## Supplied material
'''

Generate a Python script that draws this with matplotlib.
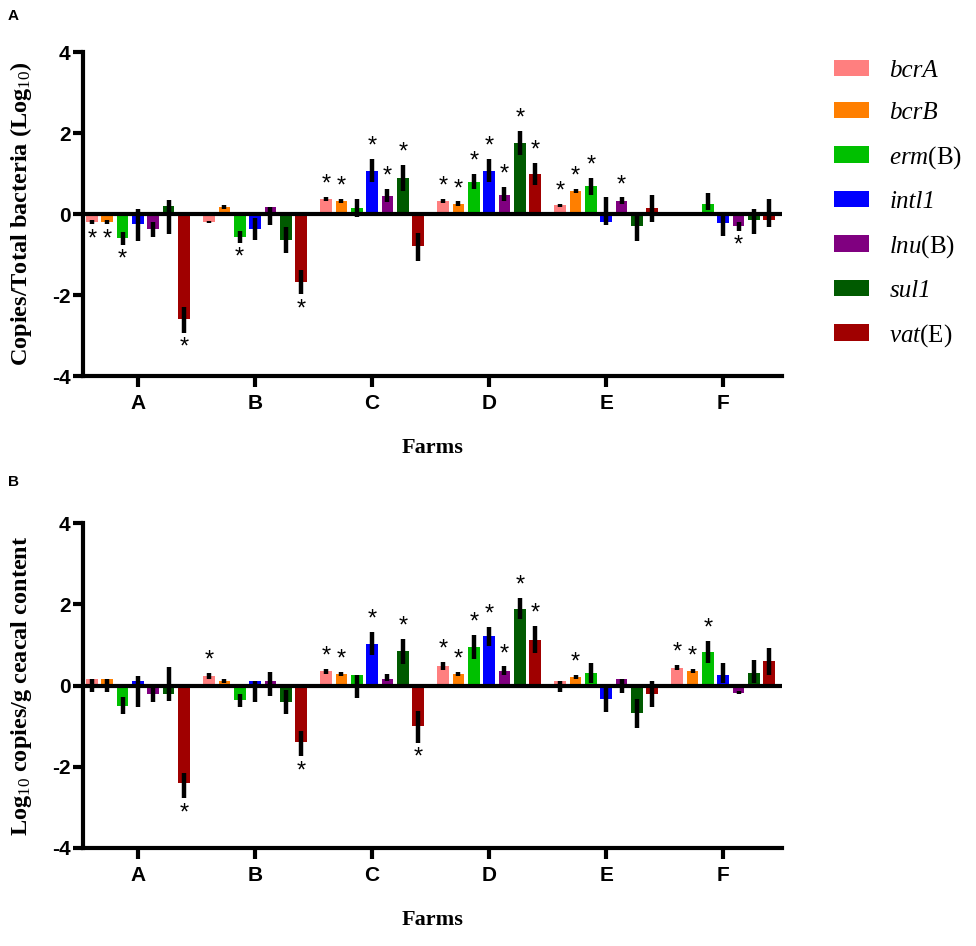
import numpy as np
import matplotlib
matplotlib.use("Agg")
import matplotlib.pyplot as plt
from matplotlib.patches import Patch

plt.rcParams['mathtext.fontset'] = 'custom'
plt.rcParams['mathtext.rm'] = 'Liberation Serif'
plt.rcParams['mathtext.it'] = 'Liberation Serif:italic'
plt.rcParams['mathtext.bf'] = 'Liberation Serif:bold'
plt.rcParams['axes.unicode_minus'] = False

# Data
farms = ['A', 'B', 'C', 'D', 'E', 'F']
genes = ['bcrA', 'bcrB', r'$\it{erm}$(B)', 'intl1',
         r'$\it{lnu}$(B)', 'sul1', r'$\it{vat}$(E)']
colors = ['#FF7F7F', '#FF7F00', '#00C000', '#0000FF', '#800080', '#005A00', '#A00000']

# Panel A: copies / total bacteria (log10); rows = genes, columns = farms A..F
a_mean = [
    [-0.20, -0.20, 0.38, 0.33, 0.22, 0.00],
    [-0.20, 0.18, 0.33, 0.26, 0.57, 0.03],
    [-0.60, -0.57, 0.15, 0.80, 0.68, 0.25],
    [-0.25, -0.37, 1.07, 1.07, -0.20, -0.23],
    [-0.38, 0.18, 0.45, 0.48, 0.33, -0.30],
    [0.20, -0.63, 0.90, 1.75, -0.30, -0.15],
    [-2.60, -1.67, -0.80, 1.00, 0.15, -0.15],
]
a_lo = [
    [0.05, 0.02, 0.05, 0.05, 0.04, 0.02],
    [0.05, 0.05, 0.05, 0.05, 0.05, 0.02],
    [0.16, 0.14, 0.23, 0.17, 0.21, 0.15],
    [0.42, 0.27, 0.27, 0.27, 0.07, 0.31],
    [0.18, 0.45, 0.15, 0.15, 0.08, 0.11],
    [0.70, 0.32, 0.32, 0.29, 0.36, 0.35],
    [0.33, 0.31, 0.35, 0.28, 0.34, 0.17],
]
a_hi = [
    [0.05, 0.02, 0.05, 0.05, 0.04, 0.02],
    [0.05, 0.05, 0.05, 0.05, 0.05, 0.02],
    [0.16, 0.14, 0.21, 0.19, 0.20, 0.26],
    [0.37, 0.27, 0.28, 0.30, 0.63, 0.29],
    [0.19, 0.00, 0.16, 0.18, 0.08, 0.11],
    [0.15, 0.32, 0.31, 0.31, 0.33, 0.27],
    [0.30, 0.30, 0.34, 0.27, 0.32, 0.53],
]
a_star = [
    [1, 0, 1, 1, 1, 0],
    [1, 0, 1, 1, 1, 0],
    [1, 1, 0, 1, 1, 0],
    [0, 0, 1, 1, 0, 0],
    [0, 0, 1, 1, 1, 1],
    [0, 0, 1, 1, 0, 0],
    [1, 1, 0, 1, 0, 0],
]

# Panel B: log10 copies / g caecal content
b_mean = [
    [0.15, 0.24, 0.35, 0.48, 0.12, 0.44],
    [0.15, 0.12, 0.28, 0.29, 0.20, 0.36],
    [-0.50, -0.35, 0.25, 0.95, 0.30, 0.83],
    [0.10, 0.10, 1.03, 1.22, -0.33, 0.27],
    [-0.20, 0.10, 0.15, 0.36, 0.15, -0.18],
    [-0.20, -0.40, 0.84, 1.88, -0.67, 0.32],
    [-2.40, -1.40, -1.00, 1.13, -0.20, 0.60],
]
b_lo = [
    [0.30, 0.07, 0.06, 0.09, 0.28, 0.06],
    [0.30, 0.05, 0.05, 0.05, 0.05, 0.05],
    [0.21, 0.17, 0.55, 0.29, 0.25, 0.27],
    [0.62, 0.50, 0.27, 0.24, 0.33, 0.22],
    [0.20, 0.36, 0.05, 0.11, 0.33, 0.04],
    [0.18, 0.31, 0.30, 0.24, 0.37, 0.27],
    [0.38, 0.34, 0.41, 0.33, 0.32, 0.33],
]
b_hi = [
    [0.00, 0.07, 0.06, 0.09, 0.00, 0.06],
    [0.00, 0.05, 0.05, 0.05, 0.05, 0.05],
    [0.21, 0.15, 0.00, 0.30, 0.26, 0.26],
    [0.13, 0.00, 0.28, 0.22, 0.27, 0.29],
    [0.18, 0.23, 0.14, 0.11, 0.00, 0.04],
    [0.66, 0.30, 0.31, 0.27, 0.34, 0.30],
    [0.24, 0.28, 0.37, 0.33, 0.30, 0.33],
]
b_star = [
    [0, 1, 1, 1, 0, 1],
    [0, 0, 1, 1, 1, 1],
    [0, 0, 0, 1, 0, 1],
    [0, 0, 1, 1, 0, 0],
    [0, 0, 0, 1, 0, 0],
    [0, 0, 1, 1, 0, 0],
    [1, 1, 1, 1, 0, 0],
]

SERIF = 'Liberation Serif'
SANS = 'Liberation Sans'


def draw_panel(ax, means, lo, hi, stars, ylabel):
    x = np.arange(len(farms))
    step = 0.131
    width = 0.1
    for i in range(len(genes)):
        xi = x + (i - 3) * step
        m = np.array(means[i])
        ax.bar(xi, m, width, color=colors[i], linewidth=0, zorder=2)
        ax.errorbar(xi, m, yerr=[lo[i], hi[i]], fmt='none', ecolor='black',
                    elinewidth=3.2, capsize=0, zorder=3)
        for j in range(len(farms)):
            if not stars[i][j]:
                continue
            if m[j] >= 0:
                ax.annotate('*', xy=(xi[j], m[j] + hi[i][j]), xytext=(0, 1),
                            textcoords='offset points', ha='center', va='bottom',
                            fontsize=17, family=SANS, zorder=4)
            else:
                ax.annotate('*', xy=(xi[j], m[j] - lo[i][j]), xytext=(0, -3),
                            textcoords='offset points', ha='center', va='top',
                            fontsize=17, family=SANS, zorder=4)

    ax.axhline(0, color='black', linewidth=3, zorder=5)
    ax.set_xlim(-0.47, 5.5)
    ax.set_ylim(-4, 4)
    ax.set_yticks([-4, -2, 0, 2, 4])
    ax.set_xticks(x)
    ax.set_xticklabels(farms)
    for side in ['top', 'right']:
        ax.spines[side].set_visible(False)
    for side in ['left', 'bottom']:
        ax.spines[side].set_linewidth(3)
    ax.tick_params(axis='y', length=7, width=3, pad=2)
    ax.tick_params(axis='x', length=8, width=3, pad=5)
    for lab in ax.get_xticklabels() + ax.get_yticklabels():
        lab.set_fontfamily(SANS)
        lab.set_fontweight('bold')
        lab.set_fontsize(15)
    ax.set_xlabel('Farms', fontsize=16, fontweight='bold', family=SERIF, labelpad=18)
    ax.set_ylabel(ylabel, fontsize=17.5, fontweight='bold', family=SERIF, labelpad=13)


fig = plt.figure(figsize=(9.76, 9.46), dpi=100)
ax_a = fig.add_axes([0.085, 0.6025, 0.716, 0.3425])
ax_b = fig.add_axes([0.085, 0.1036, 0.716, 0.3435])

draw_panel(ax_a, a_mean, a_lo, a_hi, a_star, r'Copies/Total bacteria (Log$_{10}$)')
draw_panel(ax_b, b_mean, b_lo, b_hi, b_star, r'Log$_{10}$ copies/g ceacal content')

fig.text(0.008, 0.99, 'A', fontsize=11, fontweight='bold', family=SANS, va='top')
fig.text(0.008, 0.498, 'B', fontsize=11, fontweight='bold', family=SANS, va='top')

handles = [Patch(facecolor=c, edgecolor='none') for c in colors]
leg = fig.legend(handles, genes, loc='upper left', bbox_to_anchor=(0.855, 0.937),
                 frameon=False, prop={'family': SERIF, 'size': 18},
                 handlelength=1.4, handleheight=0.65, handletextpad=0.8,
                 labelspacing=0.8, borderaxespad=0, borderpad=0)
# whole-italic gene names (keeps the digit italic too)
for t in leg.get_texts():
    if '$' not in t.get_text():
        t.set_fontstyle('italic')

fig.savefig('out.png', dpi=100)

'''

## Task
Pictures are excluded; extract exactly the lines from the start of the data through the line that holds "plt.rcParams['axes.unicode_minus'] = False", both ends included.

## Task result
Generate a Python script that draws this with matplotlib.
import numpy as np
import matplotlib
matplotlib.use("Agg")
import matplotlib.pyplot as plt
from matplotlib.patches import Patch

plt.rcParams['mathtext.fontset'] = 'custom'
plt.rcParams['mathtext.rm'] = 'Liberation Serif'
plt.rcParams['mathtext.it'] = 'Liberation Serif:italic'
plt.rcParams['mathtext.bf'] = 'Liberation Serif:bold'
plt.rcParams['axes.unicode_minus'] = False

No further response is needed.